Whilst on paper the Dunkirk evacuation (Operation Dynamo) was the culmination of a spectacular failure of the British Expeditionary Force (BEF) in France to prevent a German breakthrough to the northern French coastline and thus creating the eventual encirclement of the BEF at Dunkirk, in reality, the German failure to finish off the British Army, when they had them entirely surrounded and trapped in such a small pocket, was a military blunder that was to have major repercussions for the outcome of the war. Had the majority of Britain’s professional army been killed or captured in France, Britain would’ve sued for peace and stayed out of the war. Germany could’ve immediately attacked Russia when it was even less prepared for war and with a vastly stronger Luftwaffe. By the time Hitler abandoned his plans to invade England in favour of Russian in the summer of 1941, Stalin had worked through the worst of his Army purges and had begun ramping up production of tanks and planes and the Luftwaffe’s strength had been halved by the losses it incurred in the Battle of Britain. An invasion a year earlier would’ve seen Russian less prepared and Hitler would’ve been able to inflict more bombing damage on their industrial infrastructure and it is conceivable that the Soviet Union too would’ve had to surrender. Would America have chosen to be the only army of any size to take on Germany in Europe with a seriously depleted British Army and a defeated Russia? Even after Pearl Harbour it is doubtful. Such unthinkable outcomes were what was at stake if the British had failed in their evacuation of most of the BEF in late May and early June of 1940.

There has been much speculation as to why Hitler issued his infamous halt order to the Wehrmacht thus pausing its advance on the Port of Dunkirk on May 24th, 1940. Whilst it is true that the Wehrmacht’s supply lines were stretched after the unexpected speed of its advance through France and its troops were exhausted, it did not explain why the halt order was not lifted after a day of rest and resupply. The key to the Germans’ tactical blunder lies with the political machinations at the top of the German High Command. The Army Commander General von Rundstedt was certain that his tanks and troops could quickly neutralize the mostly French and some British troops who were holding the perimeter around the town of Dunkirk. It was true that the French troops holding the perimeter put up what most military experts consider to be one of the finest displays of ferocious fighting ever seen by any army. Goering however prevailed upon Hitler to allow his Luftwaffe to finish off the trapped Allied troops by bombing and strafing as a dramatic illustration of air power. Hitler bought the argument and gave Goering a clean run at this task causing the Wehrmacht to cool their heels only 20km from the beaches of Dunkirk for a vital three days. Whilst the Luftwaffe were able to sink 243 ships and kill some 3,500 troops during the evacuation, cloudy even foggy weather over the immediate township of Dunkirk and environs robbed the Luftwaffe of the ability to strafe and bomb the amassed troop formations when they were more concentrated on the beaches leaving them to try and horizontal and dive bomb individual ships in the English Channel – a much more difficult and diffuse target. Also, the RAF, whilst prevented by Fighter Command Air Vice Marshall Dowding from sending too many fighters to the French theatre, nonetheless a good number of Spitfire and Hurricane patrols over the Channel did provide some cover to ships ferrying troops by shooting down some of the Luftwaffe fighters and bombers tasked by Goering to prevent the evacuation.

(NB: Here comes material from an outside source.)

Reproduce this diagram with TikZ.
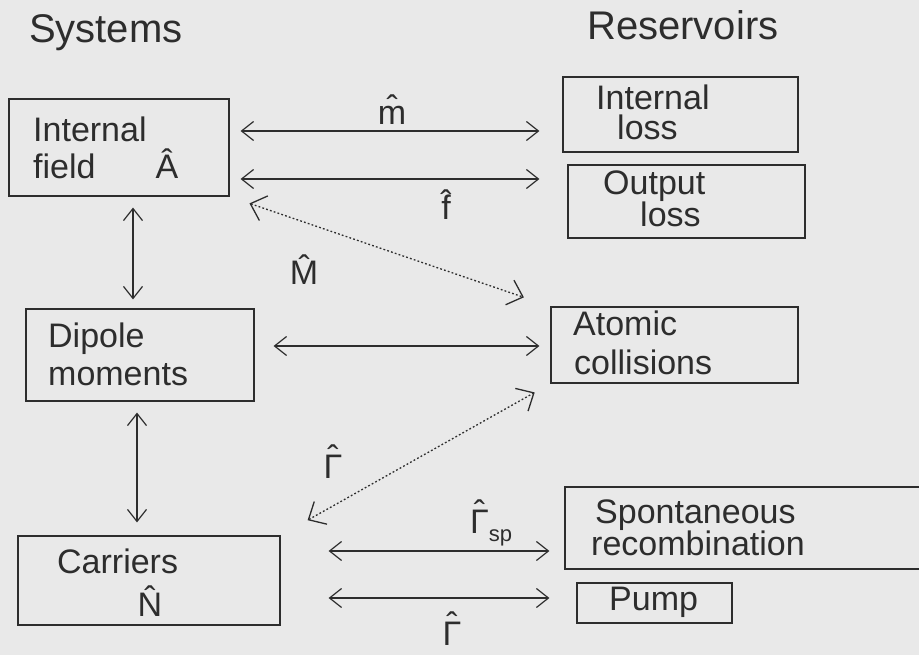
\documentclass[tikz,border=0pt]{standalone}
\usepackage{fontspec}
\setmainfont{Liberation Sans}
\usetikzlibrary{arrows.meta}
\definecolor{bg}{RGB}{233,233,233}
\definecolor{ink}{RGB}{45,45,45}
\newcommand{\capHat}[1]{\ooalign{#1\cr\hidewidth\raisebox{0.24em}{ˆ}\hidewidth\cr}}
\begin{document}
\begin{tikzpicture}[x=1pt,y=-1pt,
  box/.style={draw=ink,line width=1.2pt,inner sep=0pt,rectangle},
  txt/.style={font=\fontsize{34}{40}\selectfont,text=ink,inner sep=0pt,anchor=base west},
  head/.style={font=\fontsize{40}{46}\selectfont,text=ink,inner sep=0pt,anchor=base west},
  sym/.style={font=\fontsize{34}{40}\selectfont,text=ink,inner sep=0pt,anchor=base},
  arr/.style={draw=ink,line width=1.2pt,{Straight Barb[length=12pt,width=19pt]}-{Straight Barb[length=12pt,width=19pt]}},
  dotarr/.style={draw=ink,line width=1.3pt,dash pattern=on 1.8pt off 2.2pt,{Straight Barb[length=14pt,width=26pt]}-{Straight Barb[length=14pt,width=26pt]}}]
\fill[bg] (0,0) rectangle (919,655);
\useasboundingbox (0,0) rectangle (919,655);
% boxes
\node[box,minimum width=220pt,minimum height=97pt] (IF) at (119,147.5) {};
\node[box,minimum width=228pt,minimum height=92pt] (DM) at (140,355) {};
\node[box,minimum width=262pt,minimum height=89pt] (CA) at (149,580.5) {};
\node[box,minimum width=235pt,minimum height=75pt] (IL) at (680.5,114.5) {};
\node[box,minimum width=237pt,minimum height=73pt] (OL) at (686.5,201.5) {};
\node[box,minimum width=247pt,minimum height=76pt] (AC) at (674.5,345) {};
\node[box,minimum width=360pt,minimum height=82pt] (SR) at (745,528) {};
\node[box,minimum width=155pt,minimum height=40pt] (PU) at (654.5,603) {};
% headings and texts
\node[head] (tSys) at (29,43) {Systems};
\node[head] (tRes) at (587,40) {Reservoirs};
\node[txt] (tIF1) at (33,142) {Internal};
\node[txt] (tIF2) at (33,179) {field};
\node[sym] (sA) at (167,179) {\^A};
\node[txt] (tDM1) at (48,347) {Dipole};
\node[txt] (tDM2) at (48,385) {moments};
\node[txt] (tCA1) at (57,573) {Carriers};
\node[sym] (sN) at (150,616) {\^N};
\node[txt] (tIL1) at (596,110) {Internal};
\node[txt] (tIL2) at (617,140) {loss};
\node[txt] (tOL1) at (603,195) {Output};
\node[txt] (tOL2) at (640,227) {loss};
\node[txt] (tAC1) at (573,335) {Atomic};
\node[txt] (tAC2) at (574,374) {collisions};
\node[txt] (tSR1) at (595,523) {Spontaneous};
\node[txt] (tSR2) at (591,555) {recombination};
\node[txt] (tPU) at (609,610) {Pump};
% operator labels
\node[sym] (sm) at (392,125) {\^m};
\node[sym] (sf) at (446,220) {\^f};
\node[sym] (sM) at (304,285) {\^M};
\node[sym] (sG1) at (333,478) {\capHat{Γ}};
\node[txt] (sG2) at (470,533) {\capHat{Γ}\raisebox{-8pt}{\fontsize{22}{24}\selectfont sp}};
\node[sym] (sG3) at (452,645) {\capHat{Γ}};
% connectors
\draw[arr,shorten <=11pt,shorten >=23pt] ([yshift=16.5pt]IF.east) -- ([yshift=16.5pt]IF.east -| IL.west);
\draw[arr,shorten <=11pt,shorten >=28pt] ([yshift=-31.5pt]IF.east) -- ([yshift=-31.5pt]IF.east -| OL.west);
\draw[arr,shorten <=11pt,shorten >=9pt] ([xshift=14pt]IF.south) -- ([xshift=14pt]IF.south |- DM.north);
\draw[arr,shorten <=19pt,shorten >=11pt] ([yshift=9pt]DM.east) -- ([yshift=9pt]DM.east -| AC.west);
\draw[arr,shorten <=11pt,shorten >=13pt] ([xshift=-3pt]DM.south) -- ([xshift=-3pt]DM.south |- CA.north);
\draw[arr,shorten <=48pt,shorten >=15pt] ([yshift=29.5pt]CA.east) -- ([yshift=29.5pt]CA.east -| SR.west);
\draw[arr,shorten <=48pt,shorten >=27pt] ([yshift=-17.5pt]CA.east) -- ([yshift=-17.5pt]CA.east -| PU.west);
\draw[dotarr,shorten <=21pt,shorten >=28pt] (IF.south east) -- (AC.north west);
\draw[dotarr,shorten <=31pt,shorten >=18pt] (CA.north east) -- (AC.south west);
\end{tikzpicture}
\end{document}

The French contribution to the success of the Dunkirk evacuation is largely overlooked by not only the British Press who at the time who mythologised the evacuation but also by many historians who tended to praise more the British forces who also helped hold the perimeter. My grandfather spoke a few times of the heroism of the French who had no guarantee that they would be evacuated after their stand. Indeed another often overlooked part of the Dunkirk evacuation was the role of the French navy in the movement of Allied troops off the beaches but also the numbers of private French vessels that joined the flotilla of small boats from England, action that was the key to the success of the evacuation as these small craft were instrumental in allowing a much larger number of larger Royal and French navy destroyers, frigates, minesweepers, cargo and supply ships to be brought into the evacuation because the smaller craft could travel to within 100m of the shallow beaches allowing troops to wade straight from the beach to these small boat and then to be ferried to the larger craft which had to remain offshore due to their size. Fully one third of these crucial pleasure craft used so effectively were French.

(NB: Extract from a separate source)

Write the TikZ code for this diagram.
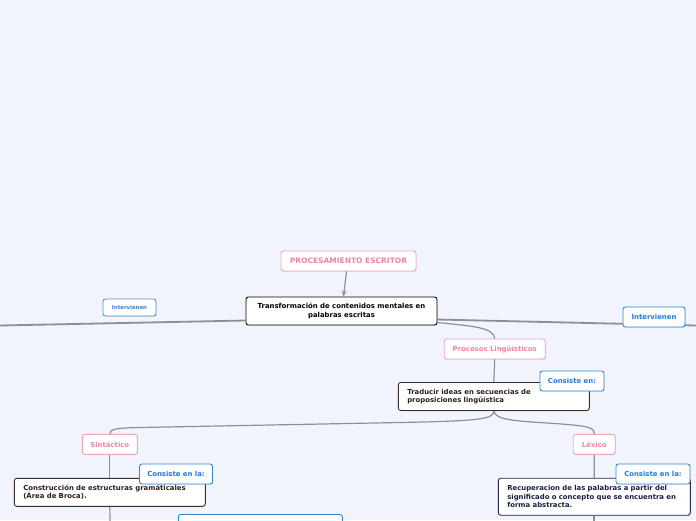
\documentclass[tikz,border=0pt]{standalone}
\usepackage{fontspec}
\setmainfont{DejaVu Sans}
\usetikzlibrary{shadows,arrows.meta}
\definecolor{bg}{HTML}{F1F4FD}
\definecolor{lineC}{HTML}{8E8E96}
\definecolor{pinkB}{HTML}{F2A2C0}
\definecolor{pinkT}{HTML}{EE82A8}
\definecolor{blueB}{HTML}{2F86DC}
\definecolor{blueT}{HTML}{1F78DE}
\definecolor{blueLB}{HTML}{4A92CC}
\definecolor{blueLT}{HTML}{3C82C0}
\definecolor{darkB}{HTML}{3C2C27}
\definecolor{darkT}{HTML}{2E1E1A}
\definecolor{navyB}{HTML}{202A48}
\definecolor{navyT}{HTML}{18203E}
\tikzset{
  box/.style={draw, fill=white, rounded corners=2.5pt, inner sep=0pt, line width=0.9pt,
    font=\bfseries\fontsize{6.9}{8.4}\selectfont,
    drop shadow={opacity=0.18, shadow xshift=0.6pt, shadow yshift=-0.8pt}},
  pinkbox/.style={box, draw=pinkB, text=pinkT},
  bluebox/.style={box, draw=blueB, text=blueT},
  smallblue/.style={box, draw=blueLB, text=blueLT, font=\bfseries\fontsize{5.4}{6.5}\selectfont},
  darkbox/.style={box, draw=darkB, text=darkT, align=left, inner xsep=9pt},
  navybox/.style={box, draw=navyB, text=navyT, align=left, inner xsep=9pt},
  rootbox/.style={box, draw=black, text=black, align=center},
  conn/.style={draw=lineC, line width=1.2pt},
  mainconn/.style={draw=lineC, line width=1.8pt},
}
\begin{document}
\begin{tikzpicture}[x=1pt,y=-1pt]
\useasboundingbox[fill=bg] (0,0) rectangle (696,520);
\clip (0,0) rectangle (696,520);
% coordinates for free ends
\coordinate (leftEnd) at (0,325.5);
\coordinate (rightEnd) at (696,325.5);
\coordinate (bottomL) at (110,521);
\coordinate (bottomR) at (594,521);
% nodes
\node[pinkbox, minimum width=135pt, minimum height=20pt, font=\bfseries\fontsize{7.5}{9}\selectfont] (proc) at (348.5,261) {PROCESAMIENTO ESCRITOR};
\node[rootbox, minimum width=191pt, minimum height=28pt, font=\bfseries\fontsize{6.9}{9}\selectfont] (root) at (341.5,311) {Transformación de contenidos mentales en\\ palabras escritas};
\node[pinkbox, minimum width=101pt, minimum height=20pt] (ling) at (494.7,349) {Procesos Lingüísticos};
\node[darkbox, text width=173pt, minimum height=28pt] (trad) at (493.8,396.5) {Traducir ideas en secuencias de\\ proposiciones lingüística};
\node[pinkbox, minimum width=55pt, minimum height=20pt] (sint) at (109.8,444.3) {Sintáctico};
\node[pinkbox, minimum width=42pt, minimum height=20pt] (lex) at (594.2,444.3) {Léxico};
\node[darkbox, text width=173pt, minimum height=28pt, font=\bfseries\fontsize{6.9}{7.9}\selectfont] (constr) at (109.8,492.3) {Construcción de estructuras gramáticales\\ (Área de Broca).};
\node[navybox, text width=174pt, minimum height=37pt] (recup) at (594.3,496.7) {Recuperacion de las palabras a partir del\\ significado o concepto que se encuentra en\\ forma abstracta.};
\node[box, draw=blueB, minimum width=164pt, minimum height=30pt] (bottomBox) at (260.3,529.5) {};
% connectors
\path[mainconn] (root.west |- 0,320.5) -- (leftEnd);
\path[mainconn] (root.east |- 0,319.5) -- (rightEnd);
\path[conn, -{Stealth[length=6pt,width=5pt]}] (proc.south -| 346.5,0) -- (root.north -| 343.5,0);
\path[conn] (root.east |- 0,322.5) .. controls (470,326) and (494,327) .. (ling.north);
\path[conn] (ling.south) -- (trad.north);
\path[conn] (trad.south) .. controls (494,419) and (480,421) .. (400,422.5) -- (140,427.5) .. controls (116,428) and (109.8,429) .. (sint.north);
\path[conn] (trad.south) .. controls (495,420) and (515,421) .. (555,423.5) .. controls (588,426) and (594.2,427) .. (lex.north);
\path[conn] (sint.south) -- (constr.north);
\path[conn] (lex.south) -- (recup.north);
\path[conn] (constr.south) -- (bottomL);
\path[conn] (recup.south -| bottomR) -- (bottomR);
% nodes sitting on connectors
\node[smallblue, minimum width=53pt, minimum height=17pt] (intL) at (129.5,307.5) {Intervienen};
\node[bluebox, minimum width=62pt, minimum height=20pt] (intR) at (654,317) {Intervienen};
\node[bluebox, minimum width=64pt, minimum height=20pt] (cons1) at (572,381) {Consiste en:};
\node[bluebox, minimum width=73pt, minimum height=20pt] (cons2) at (176,474) {Consiste en la:};
\node[bluebox, minimum width=74pt, minimum height=20pt] (cons3) at (653,474) {Consiste en la:};
\end{tikzpicture}
\end{document}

Over the 8 days of the evacuation, almost 340,000 troops were ferried to safety in England including 130,000 French troops and over 200,000 members of the BEF. 3,500 British troops were killed and some 50,000 were captured. Whilst the numbers who made it to safety were vastly in excess of the Royal Navy’s initial estimate of 30-40,000 enabling many to call the operation the Miracle of Dunkirk, the loss of equipment on the beaches was huge and included huge supplies of ammunition, 880 field guns, 310 guns of large calibre, some 500 anti-aircraft guns, about 850 anti-tank guns, 11,000 machine guns, nearly 700 tanks, 20,000 motorcycles, and 45,000 cars and trucks and over 140,000 gallons of fuel. The British media were ecstatic that so many of the BEF made it to safety and a wave of grateful euphoria swept the nation with tens of thousands volunteering at arrival locations and train stations across the south to provide food, tea, blankets, clothing and cheering on the returning troops. Churchill, while relieved given the dire predictions of the likely loss of troops, nonetheless wisely cautioned the British people at the beginning of his famous “We will fight on beaches” speech to Parliament on June 4th, 1940 that “we must be very careful not to assign to this deliverance the attributes of a victory. Wars are not won by evacuations”.

On final personal note, it took some 2 months for the Swedish Red Cross (the neutral organisation designated as the formal conduit for information regarding Allied prisoners of the Germans and vice versa) to formally confirm to the War Office that my grandfather was indeed a German POW. However, one of his cousins was on secondment to a very senior adviser in the US State Department and had gotten word of my grandfather’s capture via US Army Intelligence sources. I have seen the famous telegram to my grandmother from the US Assistant Secretary of State (ranked I believe No. 3) advising of the capture. In those days, the War Office would not release the partial pay of the captured soldier to a spouse until the formal status of the Missing in Action soldier was confirmed. My grandmother took a train to London with the high-ranking S of S telegram in hand but this was insufficient proof for the War Office to release my grandpa’s pay. That did not occur until the Swedish Red Cross confirmed his status through official German channels! My grandfather was to spend a few days short of 5 years in a variety of German POW camps because of his decision at Dunkirk.